SUPPLIED MATERIAL =>
--- start ---

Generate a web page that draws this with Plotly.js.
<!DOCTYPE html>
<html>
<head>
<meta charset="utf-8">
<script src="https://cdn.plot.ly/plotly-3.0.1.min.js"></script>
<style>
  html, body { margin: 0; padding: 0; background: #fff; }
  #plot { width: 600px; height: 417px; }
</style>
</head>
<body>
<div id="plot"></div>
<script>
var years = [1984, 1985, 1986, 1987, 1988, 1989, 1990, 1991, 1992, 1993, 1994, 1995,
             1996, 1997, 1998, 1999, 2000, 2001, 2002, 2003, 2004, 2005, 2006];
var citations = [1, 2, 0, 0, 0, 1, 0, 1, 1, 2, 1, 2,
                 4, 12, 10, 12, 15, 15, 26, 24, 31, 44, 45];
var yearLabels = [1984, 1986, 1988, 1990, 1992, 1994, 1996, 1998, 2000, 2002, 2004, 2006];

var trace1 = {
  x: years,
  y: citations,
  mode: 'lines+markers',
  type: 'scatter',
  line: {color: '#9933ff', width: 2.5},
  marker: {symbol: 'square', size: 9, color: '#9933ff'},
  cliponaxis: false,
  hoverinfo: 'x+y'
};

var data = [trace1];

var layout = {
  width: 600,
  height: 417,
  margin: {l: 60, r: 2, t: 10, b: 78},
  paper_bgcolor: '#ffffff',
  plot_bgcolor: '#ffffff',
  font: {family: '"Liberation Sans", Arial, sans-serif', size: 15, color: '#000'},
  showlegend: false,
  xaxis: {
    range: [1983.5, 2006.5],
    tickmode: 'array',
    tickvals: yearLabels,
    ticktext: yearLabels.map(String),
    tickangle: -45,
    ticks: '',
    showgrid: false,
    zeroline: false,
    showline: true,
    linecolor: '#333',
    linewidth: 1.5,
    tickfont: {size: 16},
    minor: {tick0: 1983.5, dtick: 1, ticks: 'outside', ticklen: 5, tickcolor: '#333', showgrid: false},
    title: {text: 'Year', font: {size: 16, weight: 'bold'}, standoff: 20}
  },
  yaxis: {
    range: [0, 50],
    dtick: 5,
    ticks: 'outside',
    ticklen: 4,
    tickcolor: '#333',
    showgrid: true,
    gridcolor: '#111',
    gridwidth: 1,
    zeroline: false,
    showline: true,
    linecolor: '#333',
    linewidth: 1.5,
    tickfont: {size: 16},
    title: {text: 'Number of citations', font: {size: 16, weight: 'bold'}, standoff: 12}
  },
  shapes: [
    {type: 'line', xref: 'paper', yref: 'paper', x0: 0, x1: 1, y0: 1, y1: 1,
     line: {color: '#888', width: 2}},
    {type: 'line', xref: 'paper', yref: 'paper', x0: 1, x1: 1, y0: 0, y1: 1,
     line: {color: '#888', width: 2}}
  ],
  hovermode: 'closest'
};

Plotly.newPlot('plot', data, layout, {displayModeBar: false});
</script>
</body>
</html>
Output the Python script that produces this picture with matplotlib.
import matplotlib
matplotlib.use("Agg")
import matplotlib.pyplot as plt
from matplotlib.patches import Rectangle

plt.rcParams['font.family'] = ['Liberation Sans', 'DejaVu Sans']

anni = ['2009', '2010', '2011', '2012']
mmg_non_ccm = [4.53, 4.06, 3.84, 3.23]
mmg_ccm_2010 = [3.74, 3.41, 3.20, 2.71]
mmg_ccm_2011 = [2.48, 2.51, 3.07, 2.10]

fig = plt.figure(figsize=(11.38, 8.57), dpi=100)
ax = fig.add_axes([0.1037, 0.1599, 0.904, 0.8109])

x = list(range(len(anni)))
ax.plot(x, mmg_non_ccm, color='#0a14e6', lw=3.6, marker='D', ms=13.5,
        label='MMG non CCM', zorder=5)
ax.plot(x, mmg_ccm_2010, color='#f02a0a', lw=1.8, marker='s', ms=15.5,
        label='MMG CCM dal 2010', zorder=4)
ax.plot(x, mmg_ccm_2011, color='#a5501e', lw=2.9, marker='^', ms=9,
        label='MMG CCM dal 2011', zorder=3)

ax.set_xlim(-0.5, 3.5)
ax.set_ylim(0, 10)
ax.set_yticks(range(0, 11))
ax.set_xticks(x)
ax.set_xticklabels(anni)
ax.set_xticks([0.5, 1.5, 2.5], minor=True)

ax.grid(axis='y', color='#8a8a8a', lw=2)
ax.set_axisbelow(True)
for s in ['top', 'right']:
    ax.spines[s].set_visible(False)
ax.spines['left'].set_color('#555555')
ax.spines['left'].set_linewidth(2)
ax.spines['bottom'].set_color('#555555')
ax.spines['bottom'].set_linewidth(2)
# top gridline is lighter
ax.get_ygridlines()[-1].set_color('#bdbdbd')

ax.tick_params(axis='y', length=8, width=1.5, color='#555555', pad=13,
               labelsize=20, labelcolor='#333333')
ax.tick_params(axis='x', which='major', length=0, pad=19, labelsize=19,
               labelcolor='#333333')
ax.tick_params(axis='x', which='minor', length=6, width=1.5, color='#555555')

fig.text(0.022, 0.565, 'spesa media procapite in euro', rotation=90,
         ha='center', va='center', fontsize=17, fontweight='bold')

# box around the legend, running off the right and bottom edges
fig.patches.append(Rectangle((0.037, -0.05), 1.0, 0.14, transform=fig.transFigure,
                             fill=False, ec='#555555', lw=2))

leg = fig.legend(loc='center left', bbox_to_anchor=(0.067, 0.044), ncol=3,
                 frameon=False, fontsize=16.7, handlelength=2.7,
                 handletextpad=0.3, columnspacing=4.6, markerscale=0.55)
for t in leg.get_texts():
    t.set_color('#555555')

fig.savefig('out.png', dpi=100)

--- end ---

WHAT IS ASKED => Look at the material above and copy, word for word, its lines from the first through the one containing "var data = [trace1];".

EXERCISE OUTPUT =>
Generate a web page that draws this with Plotly.js.
<!DOCTYPE html>
<html>
<head>
<meta charset="utf-8">
<script src="https://cdn.plot.ly/plotly-3.0.1.min.js"></script>
<style>
  html, body { margin: 0; padding: 0; background: #fff; }
  #plot { width: 600px; height: 417px; }
</style>
</head>
<body>
<div id="plot"></div>
<script>
var years = [1984, 1985, 1986, 1987, 1988, 1989, 1990, 1991, 1992, 1993, 1994, 1995,
             1996, 1997, 1998, 1999, 2000, 2001, 2002, 2003, 2004, 2005, 2006];
var citations = [1, 2, 0, 0, 0, 1, 0, 1, 1, 2, 1, 2,
                 4, 12, 10, 12, 15, 15, 26, 24, 31, 44, 45];
var yearLabels = [1984, 1986, 1988, 1990, 1992, 1994, 1996, 1998, 2000, 2002, 2004, 2006];

var trace1 = {
  x: years,
  y: citations,
  mode: 'lines+markers',
  type: 'scatter',
  line: {color: '#9933ff', width: 2.5},
  marker: {symbol: 'square', size: 9, color: '#9933ff'},
  cliponaxis: false,
  hoverinfo: 'x+y'
};

var data = [trace1];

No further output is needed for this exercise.